During an online event held this Wednesday by the Fernando Henrique Cardoso Foundation, two Mexican experts gave their impressions on the challenges of Mexico’s political system ahead of the crucial June 2024 general election.

Under the title “Mexico: a democracy in danger?,” the webinar discussed the impacts of violence on the country’s press and even on the way Mexicans participate in politics. For Luis Rubio, an author and former chief of the Mexican Council on Foreign Relations (Comexi), “security will guide” the electoral process. 

Mr. Rubio mentioned that Mexico’s controversial recent militarization of public security has heightened the electorate’s focus on the issue.  

The seminar also discussed Andrés Manuel “AMLO” López Obrador’s presidency and the political legacy the left-wing president will leave behind after challenging the country’s traditional parties. Since being elected in 2018, AMLO has racked up controversies, from refusing to lock down the country during the Covid pandemic to clashing with Mexico’s INE electoral institute. 
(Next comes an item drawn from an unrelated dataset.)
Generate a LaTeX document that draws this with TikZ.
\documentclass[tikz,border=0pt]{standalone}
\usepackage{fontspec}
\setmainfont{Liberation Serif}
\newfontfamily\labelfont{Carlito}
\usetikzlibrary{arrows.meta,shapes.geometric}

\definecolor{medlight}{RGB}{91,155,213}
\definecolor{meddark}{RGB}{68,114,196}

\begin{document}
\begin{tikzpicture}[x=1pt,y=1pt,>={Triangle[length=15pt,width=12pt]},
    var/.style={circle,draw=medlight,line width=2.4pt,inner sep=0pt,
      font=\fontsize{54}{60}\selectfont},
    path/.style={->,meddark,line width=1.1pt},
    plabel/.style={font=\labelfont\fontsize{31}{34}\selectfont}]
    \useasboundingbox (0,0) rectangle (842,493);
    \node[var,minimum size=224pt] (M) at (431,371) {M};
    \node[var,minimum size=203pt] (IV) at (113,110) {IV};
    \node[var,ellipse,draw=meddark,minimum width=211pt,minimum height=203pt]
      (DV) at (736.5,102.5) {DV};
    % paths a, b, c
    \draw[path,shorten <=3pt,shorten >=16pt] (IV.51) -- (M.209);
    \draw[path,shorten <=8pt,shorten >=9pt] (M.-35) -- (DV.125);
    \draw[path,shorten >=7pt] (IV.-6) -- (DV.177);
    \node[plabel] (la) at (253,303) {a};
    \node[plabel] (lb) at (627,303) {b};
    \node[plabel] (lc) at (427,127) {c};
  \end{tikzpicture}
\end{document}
Yet despite criticism from the Mexican establishment, over 70 percent of people still believe AMLO should stay in office, raising question marks over his promises of “completely retiring” from politics after next year’s presidential elections. AMLO’s Morena party is currently going through an internal battle to succeed him, which will ultimately be decided by who does better in opinion polls. 

Holding a majority of governorships and seeking to do the same at a legislative level next year, Morena’s future “will decide if Mexico is heading or not towards a new party-driven political hegemony,” according to political scientist Blanca Heredia, who compared AMLO’s ambitious with that of the country’s Institutional Revolutionary Party (PRI), which controlled national politics for most of the 20th century.
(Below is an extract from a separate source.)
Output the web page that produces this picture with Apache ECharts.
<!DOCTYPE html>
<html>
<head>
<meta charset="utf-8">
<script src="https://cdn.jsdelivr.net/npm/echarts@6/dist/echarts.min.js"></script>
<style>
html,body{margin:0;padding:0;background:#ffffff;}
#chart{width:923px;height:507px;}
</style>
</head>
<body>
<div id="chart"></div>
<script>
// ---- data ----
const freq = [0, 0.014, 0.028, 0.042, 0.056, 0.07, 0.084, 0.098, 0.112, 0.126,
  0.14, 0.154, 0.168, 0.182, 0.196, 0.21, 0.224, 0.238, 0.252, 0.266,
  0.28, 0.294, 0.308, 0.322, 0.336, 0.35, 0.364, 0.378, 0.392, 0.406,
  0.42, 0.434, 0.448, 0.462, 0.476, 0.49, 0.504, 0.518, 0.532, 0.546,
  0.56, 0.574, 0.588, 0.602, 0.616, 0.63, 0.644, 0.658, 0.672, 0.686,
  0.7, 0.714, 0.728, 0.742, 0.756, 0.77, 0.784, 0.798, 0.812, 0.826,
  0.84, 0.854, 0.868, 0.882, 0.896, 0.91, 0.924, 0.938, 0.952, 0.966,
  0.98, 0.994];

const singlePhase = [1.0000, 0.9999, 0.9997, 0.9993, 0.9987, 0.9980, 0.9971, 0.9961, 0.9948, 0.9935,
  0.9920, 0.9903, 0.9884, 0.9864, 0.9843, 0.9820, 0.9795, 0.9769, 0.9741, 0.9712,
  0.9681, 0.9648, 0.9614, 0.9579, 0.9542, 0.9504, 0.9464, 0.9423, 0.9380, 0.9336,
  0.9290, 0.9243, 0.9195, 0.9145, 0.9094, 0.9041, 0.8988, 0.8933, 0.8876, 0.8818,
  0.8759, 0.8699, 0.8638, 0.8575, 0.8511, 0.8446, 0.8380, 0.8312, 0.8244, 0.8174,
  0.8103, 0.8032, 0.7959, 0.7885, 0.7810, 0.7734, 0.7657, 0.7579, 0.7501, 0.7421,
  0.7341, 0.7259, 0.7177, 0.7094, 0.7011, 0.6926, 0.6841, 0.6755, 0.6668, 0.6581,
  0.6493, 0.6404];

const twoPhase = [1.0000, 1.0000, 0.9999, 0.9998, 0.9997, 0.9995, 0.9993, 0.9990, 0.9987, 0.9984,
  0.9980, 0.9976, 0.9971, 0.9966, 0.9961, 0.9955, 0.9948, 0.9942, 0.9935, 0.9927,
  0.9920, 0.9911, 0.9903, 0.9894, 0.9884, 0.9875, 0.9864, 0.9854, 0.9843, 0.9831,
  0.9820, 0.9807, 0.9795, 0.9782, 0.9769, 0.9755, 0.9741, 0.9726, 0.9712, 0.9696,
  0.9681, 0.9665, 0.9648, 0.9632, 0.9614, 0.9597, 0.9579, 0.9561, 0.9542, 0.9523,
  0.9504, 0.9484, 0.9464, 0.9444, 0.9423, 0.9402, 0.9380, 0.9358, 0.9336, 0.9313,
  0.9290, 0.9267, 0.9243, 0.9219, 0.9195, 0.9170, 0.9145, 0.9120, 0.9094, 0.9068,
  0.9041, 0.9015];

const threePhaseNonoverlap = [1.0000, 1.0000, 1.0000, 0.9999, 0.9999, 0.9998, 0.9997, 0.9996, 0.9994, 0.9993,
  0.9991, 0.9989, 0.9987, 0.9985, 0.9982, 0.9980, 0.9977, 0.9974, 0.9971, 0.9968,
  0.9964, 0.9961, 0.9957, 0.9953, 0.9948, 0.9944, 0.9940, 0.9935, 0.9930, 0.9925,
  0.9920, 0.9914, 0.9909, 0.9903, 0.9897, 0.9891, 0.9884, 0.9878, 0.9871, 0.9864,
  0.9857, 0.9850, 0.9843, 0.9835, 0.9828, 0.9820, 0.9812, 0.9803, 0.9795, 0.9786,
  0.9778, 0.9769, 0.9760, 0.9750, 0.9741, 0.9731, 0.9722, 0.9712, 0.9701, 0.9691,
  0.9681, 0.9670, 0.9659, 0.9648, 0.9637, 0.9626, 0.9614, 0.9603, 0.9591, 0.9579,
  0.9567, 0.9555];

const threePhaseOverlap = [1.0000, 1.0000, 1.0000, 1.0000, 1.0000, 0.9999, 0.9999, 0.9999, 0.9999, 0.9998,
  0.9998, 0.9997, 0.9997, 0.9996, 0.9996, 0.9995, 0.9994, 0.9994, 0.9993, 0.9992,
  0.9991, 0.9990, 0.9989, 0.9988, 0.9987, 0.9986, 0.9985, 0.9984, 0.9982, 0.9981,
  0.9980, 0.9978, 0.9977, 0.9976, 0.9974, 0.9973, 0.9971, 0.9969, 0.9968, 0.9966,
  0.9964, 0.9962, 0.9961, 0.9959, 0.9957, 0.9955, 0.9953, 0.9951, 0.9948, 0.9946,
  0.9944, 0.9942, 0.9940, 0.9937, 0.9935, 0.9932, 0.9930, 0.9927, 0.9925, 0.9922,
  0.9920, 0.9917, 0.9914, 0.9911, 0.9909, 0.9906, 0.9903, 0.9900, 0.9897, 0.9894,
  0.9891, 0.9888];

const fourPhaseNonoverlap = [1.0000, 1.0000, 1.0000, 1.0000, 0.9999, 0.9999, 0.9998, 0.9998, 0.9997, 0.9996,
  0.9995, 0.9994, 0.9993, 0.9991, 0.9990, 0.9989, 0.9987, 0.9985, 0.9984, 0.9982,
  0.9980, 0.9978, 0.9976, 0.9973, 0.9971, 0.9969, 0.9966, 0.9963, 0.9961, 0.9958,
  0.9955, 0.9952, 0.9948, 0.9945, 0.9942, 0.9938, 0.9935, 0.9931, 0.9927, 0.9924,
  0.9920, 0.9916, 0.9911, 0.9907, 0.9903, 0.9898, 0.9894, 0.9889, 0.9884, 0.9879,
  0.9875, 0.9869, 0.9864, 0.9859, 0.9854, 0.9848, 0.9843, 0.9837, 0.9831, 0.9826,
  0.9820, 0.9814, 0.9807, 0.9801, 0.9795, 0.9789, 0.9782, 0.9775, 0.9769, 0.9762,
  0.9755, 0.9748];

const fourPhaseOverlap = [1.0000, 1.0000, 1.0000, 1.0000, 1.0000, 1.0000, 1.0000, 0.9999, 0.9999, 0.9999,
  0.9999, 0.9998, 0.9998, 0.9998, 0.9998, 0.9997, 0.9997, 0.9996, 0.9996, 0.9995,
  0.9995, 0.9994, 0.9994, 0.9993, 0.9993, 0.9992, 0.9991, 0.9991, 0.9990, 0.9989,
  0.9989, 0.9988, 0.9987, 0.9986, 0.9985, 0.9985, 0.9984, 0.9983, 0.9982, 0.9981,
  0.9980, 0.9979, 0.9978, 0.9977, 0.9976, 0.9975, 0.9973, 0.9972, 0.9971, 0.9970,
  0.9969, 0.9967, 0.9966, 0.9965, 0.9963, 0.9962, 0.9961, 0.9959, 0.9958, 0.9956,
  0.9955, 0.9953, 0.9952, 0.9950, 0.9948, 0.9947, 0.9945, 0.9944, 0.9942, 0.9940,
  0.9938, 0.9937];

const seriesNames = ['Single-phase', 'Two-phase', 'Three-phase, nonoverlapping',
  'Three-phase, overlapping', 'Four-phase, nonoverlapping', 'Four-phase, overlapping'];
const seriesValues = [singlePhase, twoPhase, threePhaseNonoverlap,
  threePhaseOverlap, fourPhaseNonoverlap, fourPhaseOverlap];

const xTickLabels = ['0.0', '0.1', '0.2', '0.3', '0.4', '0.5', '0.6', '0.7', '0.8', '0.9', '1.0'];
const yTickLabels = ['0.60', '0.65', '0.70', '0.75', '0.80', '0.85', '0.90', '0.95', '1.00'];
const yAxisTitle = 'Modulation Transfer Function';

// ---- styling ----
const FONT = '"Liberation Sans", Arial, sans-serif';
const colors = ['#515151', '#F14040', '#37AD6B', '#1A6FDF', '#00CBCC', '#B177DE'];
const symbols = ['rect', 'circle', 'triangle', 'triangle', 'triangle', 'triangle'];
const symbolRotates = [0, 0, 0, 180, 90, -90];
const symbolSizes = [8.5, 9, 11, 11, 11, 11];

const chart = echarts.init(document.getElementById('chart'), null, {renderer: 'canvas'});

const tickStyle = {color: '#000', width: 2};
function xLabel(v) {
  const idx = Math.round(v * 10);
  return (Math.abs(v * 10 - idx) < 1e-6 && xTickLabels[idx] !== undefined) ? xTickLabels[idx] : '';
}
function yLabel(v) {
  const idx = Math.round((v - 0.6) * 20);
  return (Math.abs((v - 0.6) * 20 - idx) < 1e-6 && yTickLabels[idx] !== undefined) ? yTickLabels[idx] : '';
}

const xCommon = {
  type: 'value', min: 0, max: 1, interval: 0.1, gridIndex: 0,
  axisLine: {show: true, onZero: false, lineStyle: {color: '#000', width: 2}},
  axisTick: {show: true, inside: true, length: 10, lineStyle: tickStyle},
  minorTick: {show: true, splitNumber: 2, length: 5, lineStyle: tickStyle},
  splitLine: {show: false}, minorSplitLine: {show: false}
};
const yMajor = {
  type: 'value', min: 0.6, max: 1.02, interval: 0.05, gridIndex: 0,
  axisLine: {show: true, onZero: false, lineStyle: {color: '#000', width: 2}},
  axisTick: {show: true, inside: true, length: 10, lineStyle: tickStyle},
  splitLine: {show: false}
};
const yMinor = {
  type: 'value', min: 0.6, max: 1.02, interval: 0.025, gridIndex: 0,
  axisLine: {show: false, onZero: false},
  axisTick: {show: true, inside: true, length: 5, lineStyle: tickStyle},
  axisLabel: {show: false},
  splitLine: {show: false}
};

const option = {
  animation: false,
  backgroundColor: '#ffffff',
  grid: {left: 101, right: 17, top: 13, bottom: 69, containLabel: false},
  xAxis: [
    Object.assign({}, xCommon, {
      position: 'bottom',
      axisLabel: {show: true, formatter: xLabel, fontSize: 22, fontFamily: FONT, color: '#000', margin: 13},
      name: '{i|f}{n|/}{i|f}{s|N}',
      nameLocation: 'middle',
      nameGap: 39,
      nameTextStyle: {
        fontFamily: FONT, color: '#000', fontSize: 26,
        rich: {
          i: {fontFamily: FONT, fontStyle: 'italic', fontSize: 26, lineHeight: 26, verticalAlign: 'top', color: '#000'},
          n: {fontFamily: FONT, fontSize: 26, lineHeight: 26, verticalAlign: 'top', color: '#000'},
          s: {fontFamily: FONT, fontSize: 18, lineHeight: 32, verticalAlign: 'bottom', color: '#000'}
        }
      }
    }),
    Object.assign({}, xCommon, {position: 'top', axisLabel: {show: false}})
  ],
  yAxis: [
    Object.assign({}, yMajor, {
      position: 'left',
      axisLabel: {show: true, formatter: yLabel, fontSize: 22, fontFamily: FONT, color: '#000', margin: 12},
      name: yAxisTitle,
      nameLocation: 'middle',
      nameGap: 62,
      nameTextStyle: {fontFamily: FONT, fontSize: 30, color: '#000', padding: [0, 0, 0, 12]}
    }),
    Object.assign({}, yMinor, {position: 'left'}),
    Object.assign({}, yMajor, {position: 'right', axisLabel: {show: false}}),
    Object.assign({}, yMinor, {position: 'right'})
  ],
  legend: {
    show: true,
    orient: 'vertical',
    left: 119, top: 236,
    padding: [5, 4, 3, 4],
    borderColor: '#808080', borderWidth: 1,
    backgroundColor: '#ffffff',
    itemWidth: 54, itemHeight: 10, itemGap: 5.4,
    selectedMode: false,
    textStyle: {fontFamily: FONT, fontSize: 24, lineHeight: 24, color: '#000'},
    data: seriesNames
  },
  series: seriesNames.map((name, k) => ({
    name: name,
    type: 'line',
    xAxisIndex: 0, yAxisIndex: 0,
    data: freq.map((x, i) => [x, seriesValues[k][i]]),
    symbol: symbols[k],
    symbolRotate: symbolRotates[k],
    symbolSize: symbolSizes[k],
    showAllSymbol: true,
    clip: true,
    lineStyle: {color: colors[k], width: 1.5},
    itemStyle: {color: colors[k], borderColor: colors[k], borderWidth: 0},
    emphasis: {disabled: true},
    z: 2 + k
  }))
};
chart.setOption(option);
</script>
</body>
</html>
According to Ms. Heredia, AMLO’s “power personification” among Mexicans plays an important role in Morena’s current dominance. 
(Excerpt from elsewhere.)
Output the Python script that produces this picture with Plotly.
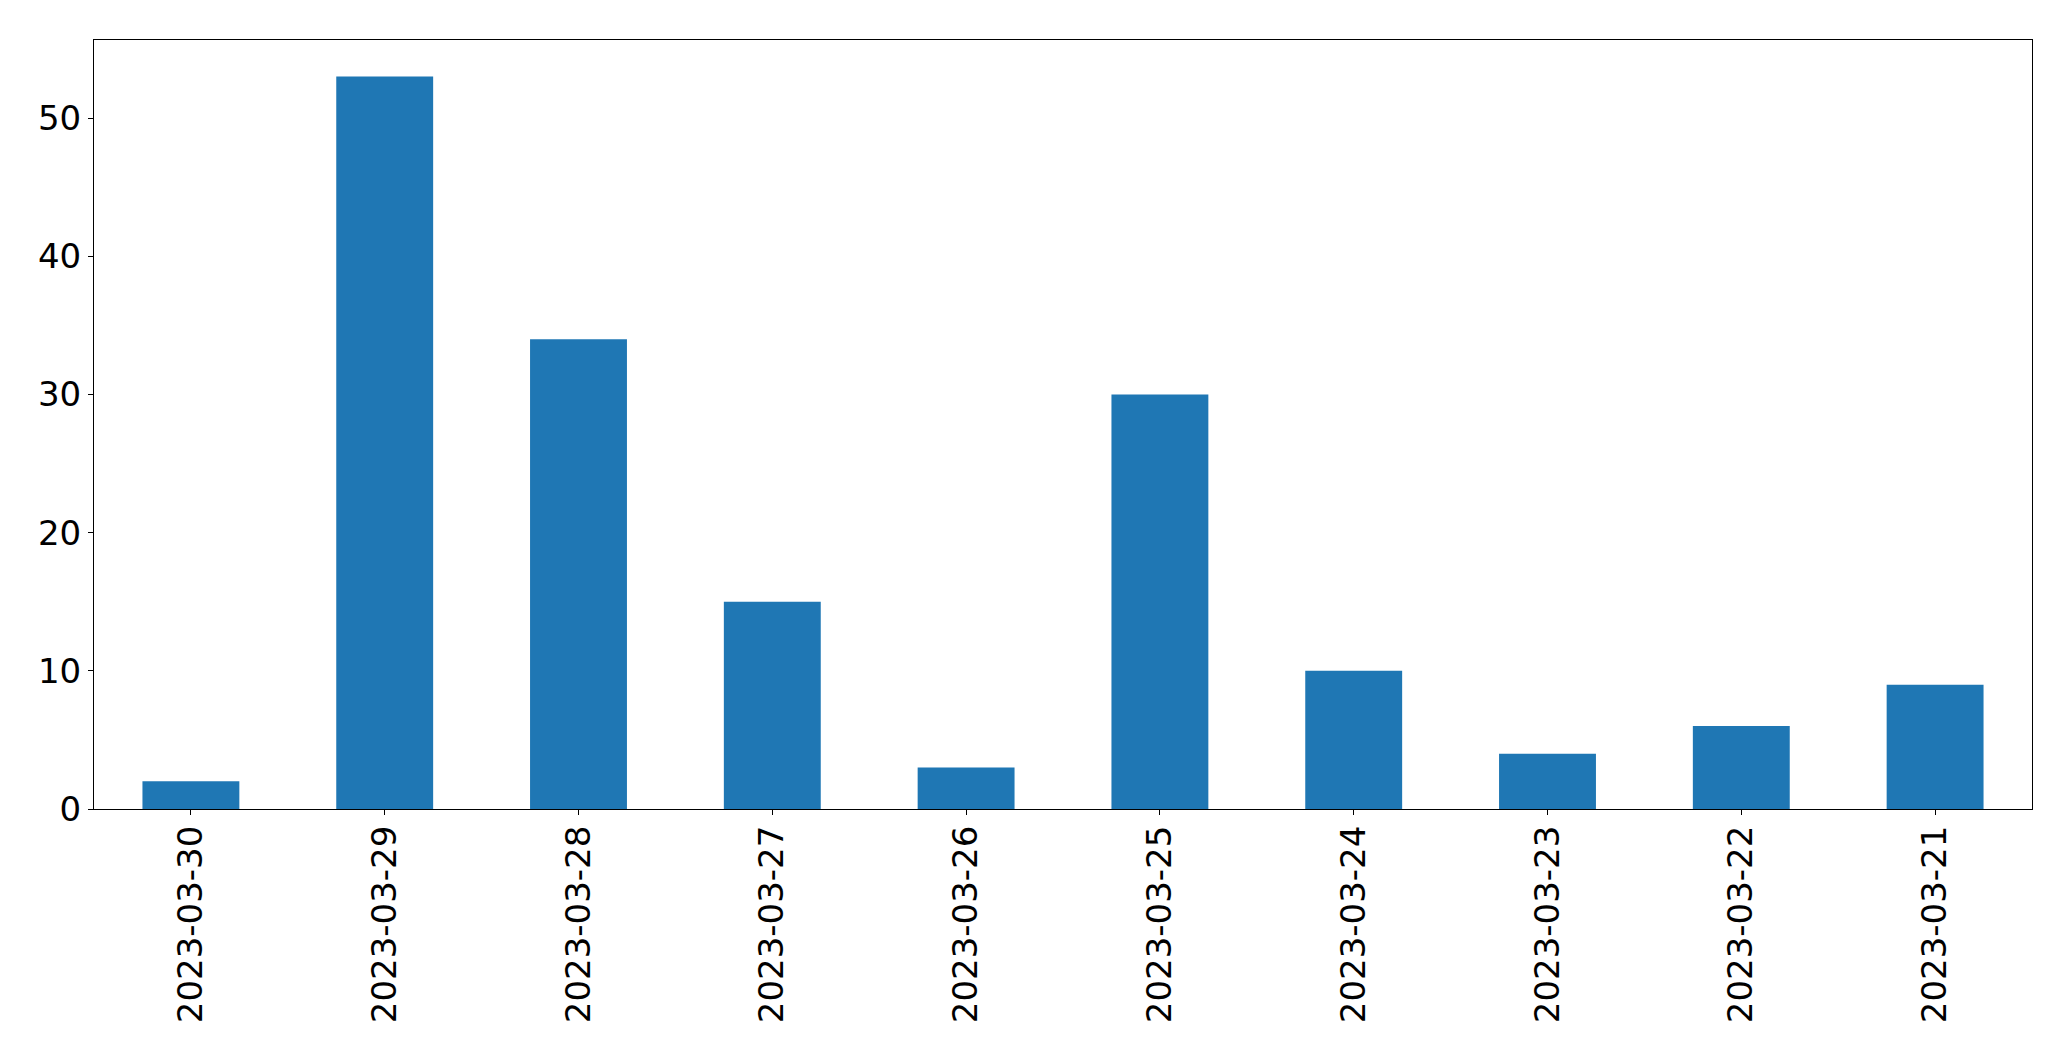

Answering a question sent by The Brazilian Report on who of Morena’s top two presidential hopefuls — former Mexico City Mayor Claudia Sheinbaum and former Foreign Minister Marcelo Ebrard — would best carry AMLO’s ambitions forward, Mr. Rubio said they are both “two sides of the same coin” that needs to win to keep its hegemony. 

“Neither sums up enough [of the qualities] of the other. Ms. Sheinbaum has more of AMLO’s ‘heart’ while Mr. Ebrard is more technical,” he said, forecasting a “very complex country” for whoever wins, be they a Morena candidate or a member of the opposition.